Abstract

The study aims to examine the relevance of anti-Japanese nationalism in mission schools to missionary orientalism in the early stage of the Japanese colonial rule in Korea. It pays particular attention to Western orientalism invented by American missionaries to Korea in tracing an origin and formation of anti-Japanese nationalism by mission school students. The missionary orientalism as a Western epistemological framework was appropriated and transformed in educational sphere by a Korean reformist group seeking Western reformism who was inclined to be pro-American and interested in renovating old feudalism in traditional Korea. The missionaries’ education, policies, rules, and practices in the mission field were expected to motivate Korean students to produce not only a Christian human type but also a modernized human type which contributes to build their independent modern nation. In the colonial era, mission-educated Koreans began to recognize inherent contradictions of Japanese colonialism in light of their self-reliance and liberation education and to set the stage for resistance movements for national sovereignty. This article deals with three points. First, it clarifies the concept and nature of missionary orientalism and discusses the backgrounds of converting missionary orientalism to modernistic framework. Considering the conditions in which reform-minded Korean intellectuals encounter the missionary perceptions of the Orient, it explores how they attempted to accept and transform them.

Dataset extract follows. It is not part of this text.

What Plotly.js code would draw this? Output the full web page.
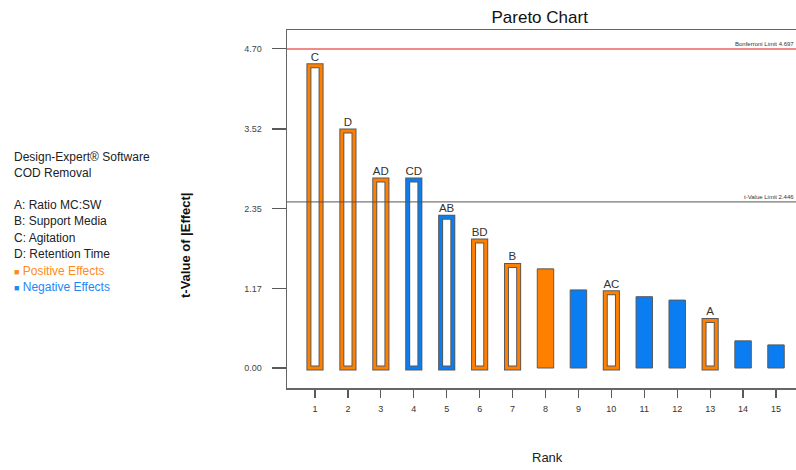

Second, the research examines how educational phenomena in mission schools provided a channel to interconnect premodern Korean situations with the Western modernity. It discusses characteristics of the modernity in the perspectives of self-reliance and liberating knowledge. Last, the paper looks at the historical development that Japanese colonial orientalism after the 1910 Japan-Korea Annexation was infiltrated in Korean education with an intention of creating a subordinate human type and investigates the missionaries’ responses on and conflicts with Japanese colonialists’ educational regulations and practices. Particularly, it discloses an orientalistic complicity between Japanese authorities and missionaries by comprehending the two powers’ delicate stances on the outbreak of the 1919 March First Movement in which mission-educated Koreans were involved.